STATED GOAL => From the first line of the data below through the line bearing "from matplotlib.lines import Line2D", reproduce each line exactly; do not include pictures.

◆ ◆ ◆ ◆ ◆ ◆ ◆

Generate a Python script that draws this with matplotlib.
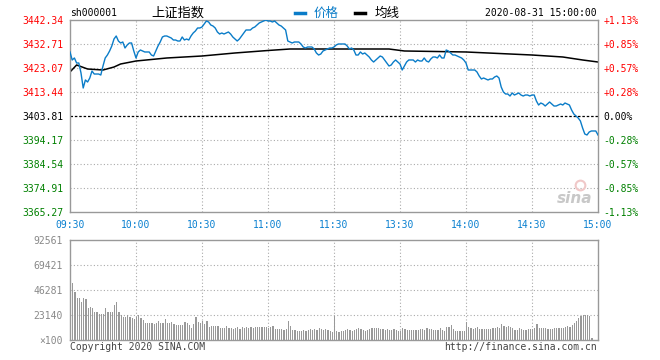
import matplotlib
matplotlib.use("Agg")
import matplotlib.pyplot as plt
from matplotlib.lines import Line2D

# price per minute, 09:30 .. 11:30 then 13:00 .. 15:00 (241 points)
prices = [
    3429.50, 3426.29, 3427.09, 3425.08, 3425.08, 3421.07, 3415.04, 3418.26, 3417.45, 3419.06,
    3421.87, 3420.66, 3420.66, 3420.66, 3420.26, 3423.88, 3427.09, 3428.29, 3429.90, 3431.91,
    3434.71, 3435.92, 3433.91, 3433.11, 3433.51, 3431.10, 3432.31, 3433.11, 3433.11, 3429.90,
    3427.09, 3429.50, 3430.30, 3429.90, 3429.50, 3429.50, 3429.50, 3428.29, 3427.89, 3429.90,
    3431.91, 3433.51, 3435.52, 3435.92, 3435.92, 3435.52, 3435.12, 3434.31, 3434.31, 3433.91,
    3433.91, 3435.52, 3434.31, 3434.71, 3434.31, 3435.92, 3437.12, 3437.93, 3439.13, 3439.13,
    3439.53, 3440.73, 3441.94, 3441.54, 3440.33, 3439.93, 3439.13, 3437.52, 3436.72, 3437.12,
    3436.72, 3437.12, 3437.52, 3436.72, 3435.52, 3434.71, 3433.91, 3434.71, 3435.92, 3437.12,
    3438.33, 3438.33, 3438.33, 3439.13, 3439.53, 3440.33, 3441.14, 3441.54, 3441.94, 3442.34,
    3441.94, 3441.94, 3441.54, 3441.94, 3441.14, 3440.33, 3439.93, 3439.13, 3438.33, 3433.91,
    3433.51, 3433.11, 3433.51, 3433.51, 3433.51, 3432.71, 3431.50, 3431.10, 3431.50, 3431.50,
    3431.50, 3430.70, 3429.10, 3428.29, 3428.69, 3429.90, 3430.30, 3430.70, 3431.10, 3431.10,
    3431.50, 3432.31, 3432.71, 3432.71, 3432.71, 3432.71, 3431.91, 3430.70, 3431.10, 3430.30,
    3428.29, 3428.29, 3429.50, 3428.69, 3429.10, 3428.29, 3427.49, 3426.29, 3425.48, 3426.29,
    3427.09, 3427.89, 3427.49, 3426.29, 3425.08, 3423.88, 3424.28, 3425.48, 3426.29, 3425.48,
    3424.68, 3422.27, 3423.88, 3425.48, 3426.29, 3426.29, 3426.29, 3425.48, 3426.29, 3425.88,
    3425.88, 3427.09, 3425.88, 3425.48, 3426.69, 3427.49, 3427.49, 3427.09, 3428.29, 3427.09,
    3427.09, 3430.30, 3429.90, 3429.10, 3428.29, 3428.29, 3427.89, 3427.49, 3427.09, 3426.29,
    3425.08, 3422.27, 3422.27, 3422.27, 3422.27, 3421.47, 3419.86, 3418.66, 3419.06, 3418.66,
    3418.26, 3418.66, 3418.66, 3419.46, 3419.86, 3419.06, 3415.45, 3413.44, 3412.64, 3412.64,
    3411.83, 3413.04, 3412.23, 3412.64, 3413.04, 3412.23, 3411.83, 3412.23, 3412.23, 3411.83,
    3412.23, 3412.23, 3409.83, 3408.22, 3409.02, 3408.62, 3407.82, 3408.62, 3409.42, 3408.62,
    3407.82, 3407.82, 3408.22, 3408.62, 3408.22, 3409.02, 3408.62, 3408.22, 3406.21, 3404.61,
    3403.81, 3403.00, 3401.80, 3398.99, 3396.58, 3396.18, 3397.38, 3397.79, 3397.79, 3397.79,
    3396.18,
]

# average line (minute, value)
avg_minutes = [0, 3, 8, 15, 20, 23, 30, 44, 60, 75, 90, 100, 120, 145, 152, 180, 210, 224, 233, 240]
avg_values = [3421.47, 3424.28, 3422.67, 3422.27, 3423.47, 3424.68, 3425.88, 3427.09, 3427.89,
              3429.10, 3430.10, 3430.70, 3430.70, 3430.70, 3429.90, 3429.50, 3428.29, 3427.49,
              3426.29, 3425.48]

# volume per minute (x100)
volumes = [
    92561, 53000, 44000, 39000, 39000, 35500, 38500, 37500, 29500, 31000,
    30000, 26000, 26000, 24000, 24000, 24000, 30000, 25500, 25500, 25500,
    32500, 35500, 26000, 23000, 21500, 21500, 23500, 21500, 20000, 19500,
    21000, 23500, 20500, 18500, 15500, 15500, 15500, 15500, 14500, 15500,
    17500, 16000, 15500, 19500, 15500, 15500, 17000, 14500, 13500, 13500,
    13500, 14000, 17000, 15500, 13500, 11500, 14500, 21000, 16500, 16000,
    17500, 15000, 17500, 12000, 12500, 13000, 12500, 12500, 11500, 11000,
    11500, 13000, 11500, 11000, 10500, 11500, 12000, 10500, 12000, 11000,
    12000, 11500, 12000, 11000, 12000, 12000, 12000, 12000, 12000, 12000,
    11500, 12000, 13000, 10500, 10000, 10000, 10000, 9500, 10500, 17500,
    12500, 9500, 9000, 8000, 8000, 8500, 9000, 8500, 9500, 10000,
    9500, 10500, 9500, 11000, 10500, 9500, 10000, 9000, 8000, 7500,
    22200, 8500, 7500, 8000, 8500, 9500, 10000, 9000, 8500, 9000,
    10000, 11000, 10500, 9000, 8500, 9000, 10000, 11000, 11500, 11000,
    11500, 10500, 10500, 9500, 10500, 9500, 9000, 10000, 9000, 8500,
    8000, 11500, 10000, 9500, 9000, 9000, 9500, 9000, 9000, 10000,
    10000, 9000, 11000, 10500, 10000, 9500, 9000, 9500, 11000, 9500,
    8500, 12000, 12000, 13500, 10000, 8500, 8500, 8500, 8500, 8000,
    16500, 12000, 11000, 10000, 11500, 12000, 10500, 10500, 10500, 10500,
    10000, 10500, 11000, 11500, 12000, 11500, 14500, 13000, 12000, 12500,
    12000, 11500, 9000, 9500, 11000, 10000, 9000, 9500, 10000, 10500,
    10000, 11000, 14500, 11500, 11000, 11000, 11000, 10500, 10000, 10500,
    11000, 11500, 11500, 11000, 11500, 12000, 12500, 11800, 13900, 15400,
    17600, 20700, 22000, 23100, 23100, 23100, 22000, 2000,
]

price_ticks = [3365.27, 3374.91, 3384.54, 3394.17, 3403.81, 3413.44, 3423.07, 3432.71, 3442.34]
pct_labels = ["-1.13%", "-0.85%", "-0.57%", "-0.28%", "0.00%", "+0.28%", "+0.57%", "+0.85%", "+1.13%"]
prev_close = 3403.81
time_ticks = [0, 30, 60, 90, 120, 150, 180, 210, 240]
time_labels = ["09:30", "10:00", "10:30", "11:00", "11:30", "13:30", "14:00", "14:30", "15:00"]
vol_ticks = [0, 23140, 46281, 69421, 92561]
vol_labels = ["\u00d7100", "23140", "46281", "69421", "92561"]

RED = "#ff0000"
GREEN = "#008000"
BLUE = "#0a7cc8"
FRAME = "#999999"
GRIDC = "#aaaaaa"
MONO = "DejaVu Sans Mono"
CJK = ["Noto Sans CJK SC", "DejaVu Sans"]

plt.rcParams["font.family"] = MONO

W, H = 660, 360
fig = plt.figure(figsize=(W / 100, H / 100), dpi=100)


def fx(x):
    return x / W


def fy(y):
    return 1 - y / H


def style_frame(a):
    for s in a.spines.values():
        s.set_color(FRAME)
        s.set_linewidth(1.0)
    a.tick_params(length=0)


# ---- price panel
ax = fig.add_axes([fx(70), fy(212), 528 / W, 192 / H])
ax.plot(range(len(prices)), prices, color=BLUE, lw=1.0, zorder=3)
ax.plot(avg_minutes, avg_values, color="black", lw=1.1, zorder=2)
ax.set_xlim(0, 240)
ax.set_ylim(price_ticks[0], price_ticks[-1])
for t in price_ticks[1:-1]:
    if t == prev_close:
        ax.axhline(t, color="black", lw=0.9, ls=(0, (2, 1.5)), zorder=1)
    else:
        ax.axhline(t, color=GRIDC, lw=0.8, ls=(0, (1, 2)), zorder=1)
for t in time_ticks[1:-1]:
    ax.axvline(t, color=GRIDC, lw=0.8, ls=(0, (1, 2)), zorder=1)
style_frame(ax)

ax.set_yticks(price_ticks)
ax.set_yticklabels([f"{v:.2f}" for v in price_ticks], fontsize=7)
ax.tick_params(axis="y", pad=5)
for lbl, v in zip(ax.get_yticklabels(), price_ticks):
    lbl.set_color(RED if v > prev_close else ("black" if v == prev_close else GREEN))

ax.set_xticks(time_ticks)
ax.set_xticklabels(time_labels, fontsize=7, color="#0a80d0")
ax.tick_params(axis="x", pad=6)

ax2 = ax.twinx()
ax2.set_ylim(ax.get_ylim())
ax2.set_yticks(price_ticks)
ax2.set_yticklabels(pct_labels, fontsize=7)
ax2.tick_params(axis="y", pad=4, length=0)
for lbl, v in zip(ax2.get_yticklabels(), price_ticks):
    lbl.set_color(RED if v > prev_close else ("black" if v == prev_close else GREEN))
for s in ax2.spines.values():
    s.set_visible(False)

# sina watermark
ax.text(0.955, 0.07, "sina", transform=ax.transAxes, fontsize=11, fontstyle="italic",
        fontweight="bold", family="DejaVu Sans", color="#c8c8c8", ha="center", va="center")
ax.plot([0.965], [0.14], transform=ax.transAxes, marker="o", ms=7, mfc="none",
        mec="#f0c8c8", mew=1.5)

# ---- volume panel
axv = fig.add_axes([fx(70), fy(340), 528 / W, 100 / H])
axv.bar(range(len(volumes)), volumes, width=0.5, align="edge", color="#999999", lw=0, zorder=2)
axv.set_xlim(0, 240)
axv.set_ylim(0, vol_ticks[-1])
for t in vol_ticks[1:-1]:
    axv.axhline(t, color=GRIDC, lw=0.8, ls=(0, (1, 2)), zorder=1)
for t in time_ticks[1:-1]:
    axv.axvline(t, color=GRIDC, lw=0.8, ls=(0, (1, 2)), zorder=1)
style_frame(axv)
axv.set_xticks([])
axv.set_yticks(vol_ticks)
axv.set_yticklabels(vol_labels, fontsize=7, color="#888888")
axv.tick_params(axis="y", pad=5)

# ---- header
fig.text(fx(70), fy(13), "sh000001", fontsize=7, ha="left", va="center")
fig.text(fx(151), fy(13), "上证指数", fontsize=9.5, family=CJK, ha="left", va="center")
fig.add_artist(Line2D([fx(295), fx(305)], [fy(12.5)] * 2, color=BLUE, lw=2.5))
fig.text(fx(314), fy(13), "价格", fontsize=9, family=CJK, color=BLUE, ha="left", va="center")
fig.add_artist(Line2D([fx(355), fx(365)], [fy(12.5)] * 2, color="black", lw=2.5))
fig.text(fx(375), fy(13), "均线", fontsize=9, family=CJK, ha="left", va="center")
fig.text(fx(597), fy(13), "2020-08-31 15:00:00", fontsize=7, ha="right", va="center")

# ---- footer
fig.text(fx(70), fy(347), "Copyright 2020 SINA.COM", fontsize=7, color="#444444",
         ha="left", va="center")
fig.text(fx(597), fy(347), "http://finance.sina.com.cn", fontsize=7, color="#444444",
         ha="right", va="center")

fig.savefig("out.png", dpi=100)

◆ ◆ ◆ ◆ ◆ ◆ ◆

ANSWER TO THIS EXERCISE =>
Generate a Python script that draws this with matplotlib.
import matplotlib
matplotlib.use("Agg")
import matplotlib.pyplot as plt
from matplotlib.lines import Line2D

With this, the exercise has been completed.